Com origem no mesmo tronco da vaca alentejana, garvonesa e mertolenga, a algarvia distingue-se por uma barbela – pele pendente da parte inferior do pescoço -, mais pequena que a da alentejana, uma cabeça de forma piramidal, pelagem e membros mais curtos, úmero malhado de branco, entre outras características.

Segundo Carla Santos, “são animais dóceis e precoces” na gestação.

Desde 2011 que a ASCAL é responsável pelo Livro Genealógico da Raça Algarvia, estando atualmente a implementar um programa numa parceria com o INIAV e a Faculdade de Medicina Veterinária de Lisboa para conservação de sémen e transferência de embriões.

O objetivo é elaborar o Plano de Ação de Salvaguarda da Raça Bovina Algarvia, de forma a ser assegurada a preservação da raça.

António Figueiras é o presidente da ASCAL e proprietário dos nove animais que habitualmente pastam nas suas terras na Boca do Rio, mas a existência de fêmeas prenhes ou com crias obriga, agora, a algum resguardo.

Precursor deste movimento de recuperação da raça algarvia, o criador congratula-se com o interesse de outros produtores de Tavira, Vila do Bispo e Lagos em avançar: “Vamos andando devagar, mas fazendo para que as coisas avancem”, ressalva.

A abertura de candidaturas para o apoio aos produtores de raças autóctones com um valor atribuído por animal é “uma mais-valia”, no entanto, há uma peça essencial que continua a faltar, conta.

Desde 2007 que o Algarve não tem um matadouro, obrigando os produtores a fazer duas viagens até Beja, no Alentejo, para poderem vender a carne dos seus animais.

“São 600 quilómetros, o que é muito complicado. Assim não dá”, lamenta António Figueiras.

Um projeto da DRAP/Algarve pode alterar este cenário com a aquisição de um matadouro móvel, permitindo que “esta e outras raças algarvias” possam ter a sua carne “certificada”, o que traria uma mais valia aos produtores e um maior interesse na sua recuperação e criação.

“Há vacas parecidas com a vaca algarvia que também têm a sua carne certificada, vendem bem a carne e têm muita saída. Isso é algo que só o futuro dirá”, realça.

A DRAP tem tido um papel essencial neste processo e João Cassinello é um dos técnicos que se mantém ativo na defesa e valorização das raças algarvias, que, no caso da vaca terá de passar pela “valorização da sua carne”, adianta.

“Sendo o Algarve uma região turística, faz sentido valorizar as raças autóctones.

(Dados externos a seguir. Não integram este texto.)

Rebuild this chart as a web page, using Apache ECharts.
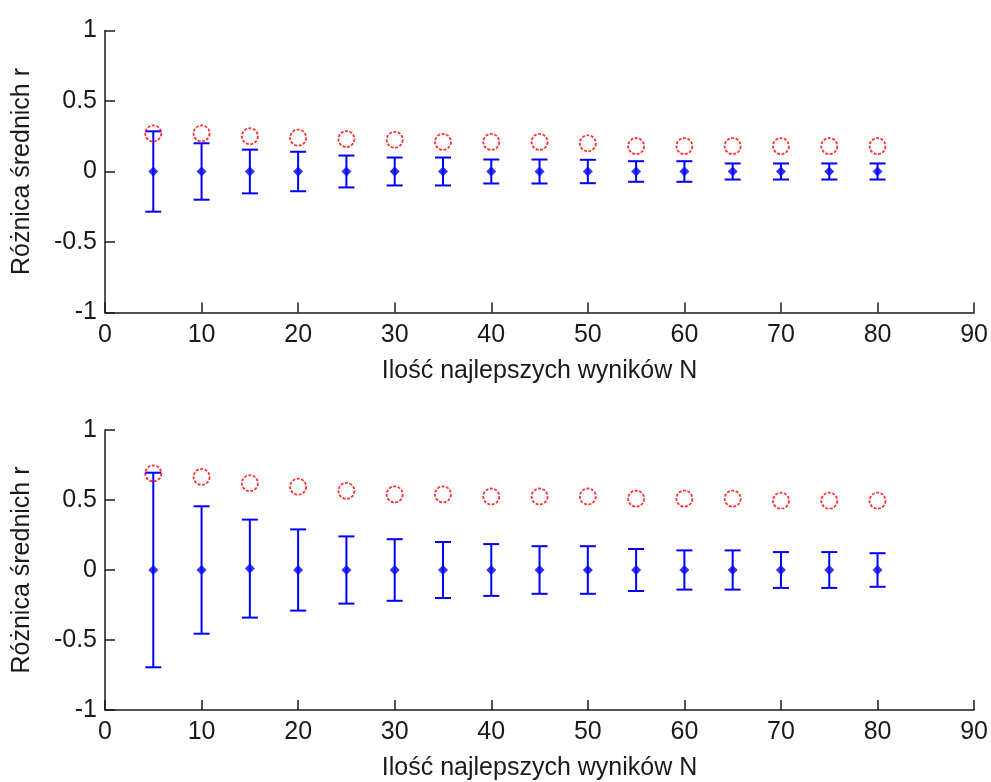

A exemplo do que está acontecer noutras zonas do país, será uma oportunidade para o nosso turismo gastronómico” defende.

Estes animais eram essencialmente “de trabalho” em explorações familiares, dos quais se fazia também o aproveitamento da carne, leite e matéria orgânica que “deixavam nas explorações”.

Com a entrada em Portugal de raças mais especializadas na produção de carne e leite e a mecanização da agricultura, as raças “mais rústicas foram sendo substituídas”, ficando reduzidas ao atual número de efetivos.

Para o especialista, esta será a “última oportunidade para se manter esta raça”, havendo um desafio e compromisso com os produtores e os serviços oficiais através do Plano de Ação da Salvaguarda da Raça Bovina Algarvia.